--- Start Material ---
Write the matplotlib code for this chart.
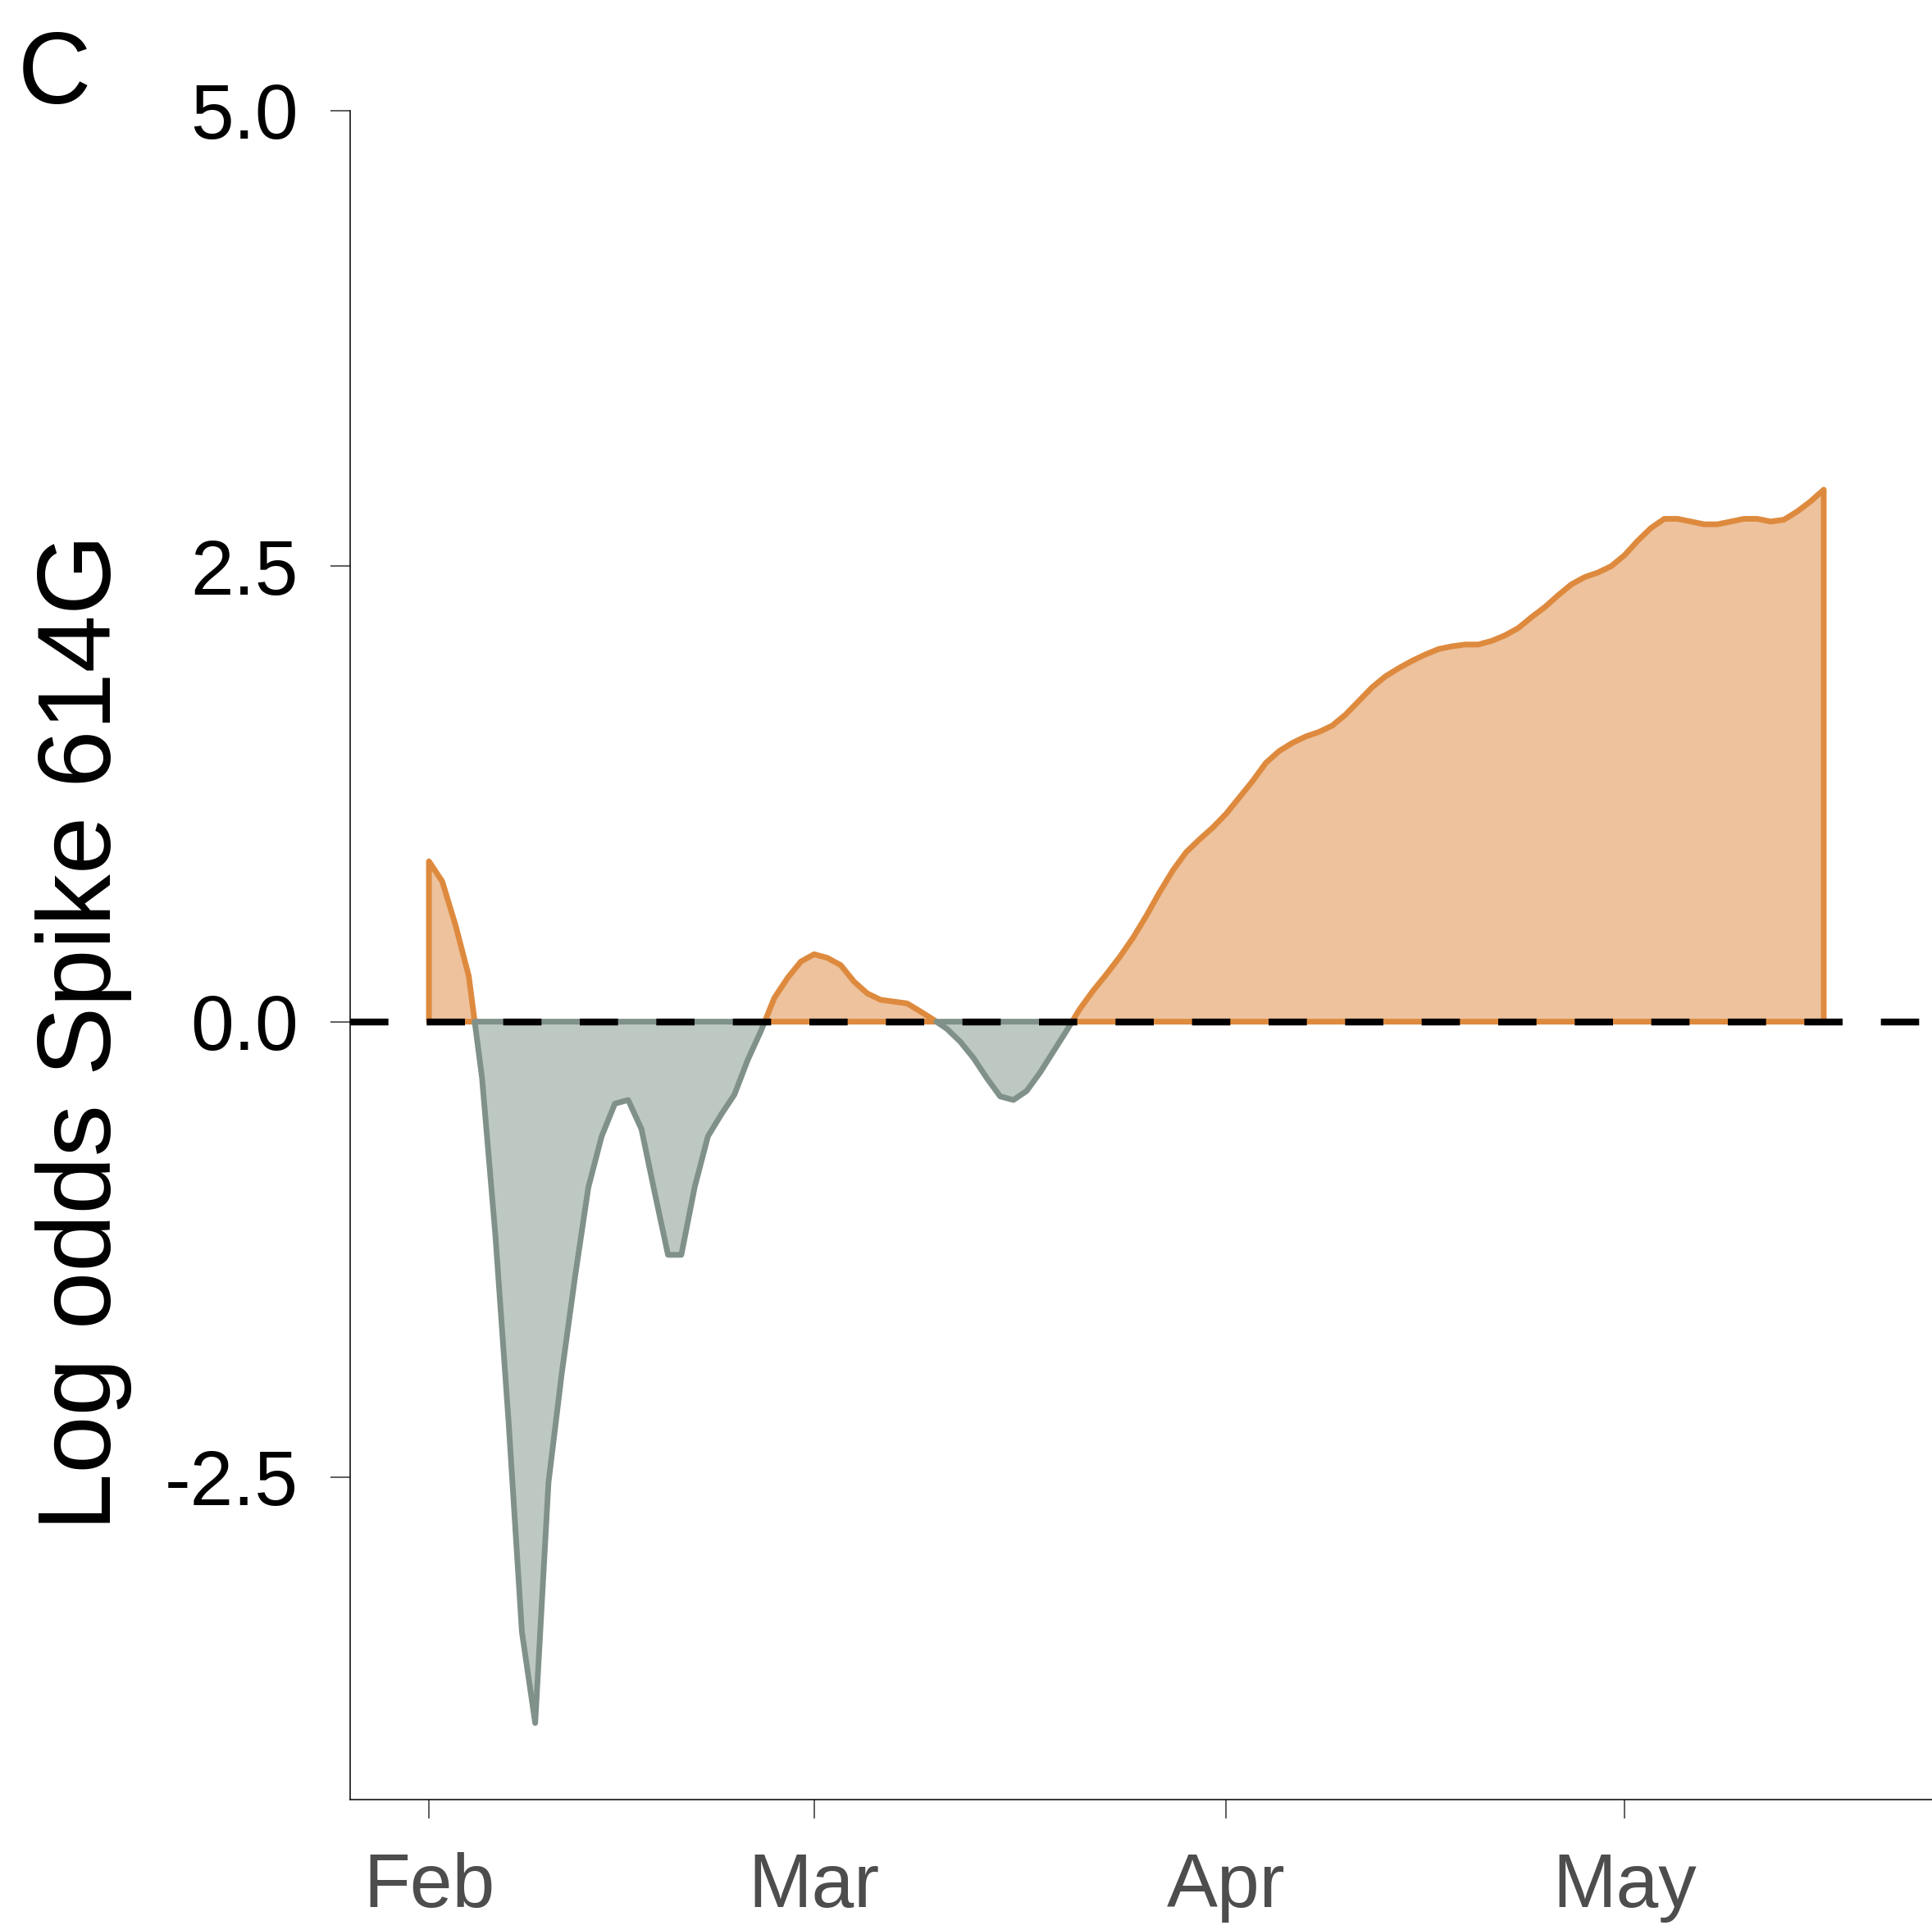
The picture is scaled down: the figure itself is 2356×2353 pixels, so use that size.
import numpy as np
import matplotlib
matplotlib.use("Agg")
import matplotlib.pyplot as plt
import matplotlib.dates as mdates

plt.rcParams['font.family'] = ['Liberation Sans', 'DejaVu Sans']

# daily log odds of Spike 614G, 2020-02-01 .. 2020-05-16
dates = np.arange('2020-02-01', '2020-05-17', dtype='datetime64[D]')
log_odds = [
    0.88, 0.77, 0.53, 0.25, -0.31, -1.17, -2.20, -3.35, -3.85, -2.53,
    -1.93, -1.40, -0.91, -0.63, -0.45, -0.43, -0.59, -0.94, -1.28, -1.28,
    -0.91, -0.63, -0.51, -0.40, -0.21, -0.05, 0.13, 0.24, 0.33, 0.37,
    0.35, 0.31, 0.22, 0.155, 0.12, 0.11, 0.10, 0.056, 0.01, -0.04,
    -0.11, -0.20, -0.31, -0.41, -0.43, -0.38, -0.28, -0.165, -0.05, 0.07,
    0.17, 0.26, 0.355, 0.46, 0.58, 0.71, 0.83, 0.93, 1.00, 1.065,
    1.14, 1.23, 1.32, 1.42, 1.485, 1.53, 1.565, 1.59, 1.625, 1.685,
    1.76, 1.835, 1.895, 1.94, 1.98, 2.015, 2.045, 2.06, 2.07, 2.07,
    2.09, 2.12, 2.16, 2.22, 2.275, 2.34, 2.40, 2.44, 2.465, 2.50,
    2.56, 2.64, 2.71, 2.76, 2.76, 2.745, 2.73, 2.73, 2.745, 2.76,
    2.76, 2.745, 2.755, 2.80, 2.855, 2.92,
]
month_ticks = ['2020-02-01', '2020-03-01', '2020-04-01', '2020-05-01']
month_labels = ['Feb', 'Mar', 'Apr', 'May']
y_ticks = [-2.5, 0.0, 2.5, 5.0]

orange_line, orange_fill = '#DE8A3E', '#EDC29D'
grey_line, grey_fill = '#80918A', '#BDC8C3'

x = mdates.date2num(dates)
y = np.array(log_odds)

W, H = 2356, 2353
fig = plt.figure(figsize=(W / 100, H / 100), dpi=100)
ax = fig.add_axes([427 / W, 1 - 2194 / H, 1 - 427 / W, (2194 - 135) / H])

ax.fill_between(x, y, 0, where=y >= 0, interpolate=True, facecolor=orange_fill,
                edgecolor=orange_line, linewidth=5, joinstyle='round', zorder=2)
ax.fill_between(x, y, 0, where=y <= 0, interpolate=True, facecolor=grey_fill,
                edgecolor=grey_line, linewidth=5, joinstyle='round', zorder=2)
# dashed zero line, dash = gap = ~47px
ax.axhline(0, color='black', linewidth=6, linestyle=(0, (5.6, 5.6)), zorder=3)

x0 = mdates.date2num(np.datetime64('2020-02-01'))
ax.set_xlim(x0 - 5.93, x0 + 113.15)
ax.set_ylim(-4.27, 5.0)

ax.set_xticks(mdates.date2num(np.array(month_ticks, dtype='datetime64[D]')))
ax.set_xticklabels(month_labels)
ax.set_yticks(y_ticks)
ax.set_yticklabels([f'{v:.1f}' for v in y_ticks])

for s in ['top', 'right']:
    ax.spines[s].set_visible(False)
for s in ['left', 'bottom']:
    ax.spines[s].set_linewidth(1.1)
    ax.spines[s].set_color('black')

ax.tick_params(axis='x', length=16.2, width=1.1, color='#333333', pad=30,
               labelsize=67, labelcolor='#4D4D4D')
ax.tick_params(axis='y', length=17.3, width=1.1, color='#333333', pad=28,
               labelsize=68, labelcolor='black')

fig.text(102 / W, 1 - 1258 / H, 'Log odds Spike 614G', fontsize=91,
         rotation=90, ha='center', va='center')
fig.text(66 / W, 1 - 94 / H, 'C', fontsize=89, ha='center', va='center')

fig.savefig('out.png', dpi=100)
--- End Material ---
◆ Problem requirements
Retype each line of the listing above word for word. Exclude the pictures.

◆ The solution
Write the matplotlib code for this chart.
The picture is scaled down: the figure itself is 2356×2353 pixels, so use that size.
import numpy as np
import matplotlib
matplotlib.use("Agg")
import matplotlib.pyplot as plt
import matplotlib.dates as mdates

plt.rcParams['font.family'] = ['Liberation Sans', 'DejaVu Sans']

# daily log odds of Spike 614G, 2020-02-01 .. 2020-05-16
dates = np.arange('2020-02-01', '2020-05-17', dtype='datetime64[D]')
log_odds = [
    0.88, 0.77, 0.53, 0.25, -0.31, -1.17, -2.20, -3.35, -3.85, -2.53,
    -1.93, -1.40, -0.91, -0.63, -0.45, -0.43, -0.59, -0.94, -1.28, -1.28,
    -0.91, -0.63, -0.51, -0.40, -0.21, -0.05, 0.13, 0.24, 0.33, 0.37,
    0.35, 0.31, 0.22, 0.155, 0.12, 0.11, 0.10, 0.056, 0.01, -0.04,
    -0.11, -0.20, -0.31, -0.41, -0.43, -0.38, -0.28, -0.165, -0.05, 0.07,
    0.17, 0.26, 0.355, 0.46, 0.58, 0.71, 0.83, 0.93, 1.00, 1.065,
    1.14, 1.23, 1.32, 1.42, 1.485, 1.53, 1.565, 1.59, 1.625, 1.685,
    1.76, 1.835, 1.895, 1.94, 1.98, 2.015, 2.045, 2.06, 2.07, 2.07,
    2.09, 2.12, 2.16, 2.22, 2.275, 2.34, 2.40, 2.44, 2.465, 2.50,
    2.56, 2.64, 2.71, 2.76, 2.76, 2.745, 2.73, 2.73, 2.745, 2.76,
    2.76, 2.745, 2.755, 2.80, 2.855, 2.92,
]
month_ticks = ['2020-02-01', '2020-03-01', '2020-04-01', '2020-05-01']
month_labels = ['Feb', 'Mar', 'Apr', 'May']
y_ticks = [-2.5, 0.0, 2.5, 5.0]

orange_line, orange_fill = '#DE8A3E', '#EDC29D'
grey_line, grey_fill = '#80918A', '#BDC8C3'

x = mdates.date2num(dates)
y = np.array(log_odds)

W, H = 2356, 2353
fig = plt.figure(figsize=(W / 100, H / 100), dpi=100)
ax = fig.add_axes([427 / W, 1 - 2194 / H, 1 - 427 / W, (2194 - 135) / H])

ax.fill_between(x, y, 0, where=y >= 0, interpolate=True, facecolor=orange_fill,
                edgecolor=orange_line, linewidth=5, joinstyle='round', zorder=2)
ax.fill_between(x, y, 0, where=y <= 0, interpolate=True, facecolor=grey_fill,
                edgecolor=grey_line, linewidth=5, joinstyle='round', zorder=2)
# dashed zero line, dash = gap = ~47px
ax.axhline(0, color='black', linewidth=6, linestyle=(0, (5.6, 5.6)), zorder=3)

x0 = mdates.date2num(np.datetime64('2020-02-01'))
ax.set_xlim(x0 - 5.93, x0 + 113.15)
ax.set_ylim(-4.27, 5.0)

ax.set_xticks(mdates.date2num(np.array(month_ticks, dtype='datetime64[D]')))
ax.set_xticklabels(month_labels)
ax.set_yticks(y_ticks)
ax.set_yticklabels([f'{v:.1f}' for v in y_ticks])

for s in ['top', 'right']:
    ax.spines[s].set_visible(False)
for s in ['left', 'bottom']:
    ax.spines[s].set_linewidth(1.1)
    ax.spines[s].set_color('black')

ax.tick_params(axis='x', length=16.2, width=1.1, color='#333333', pad=30,
               labelsize=67, labelcolor='#4D4D4D')
ax.tick_params(axis='y', length=17.3, width=1.1, color='#333333', pad=28,
               labelsize=68, labelcolor='black')

fig.text(102 / W, 1 - 1258 / H, 'Log odds Spike 614G', fontsize=91,
         rotation=90, ha='center', va='center')
fig.text(66 / W, 1 - 94 / H, 'C', fontsize=89, ha='center', va='center')

fig.savefig('out.png', dpi=100)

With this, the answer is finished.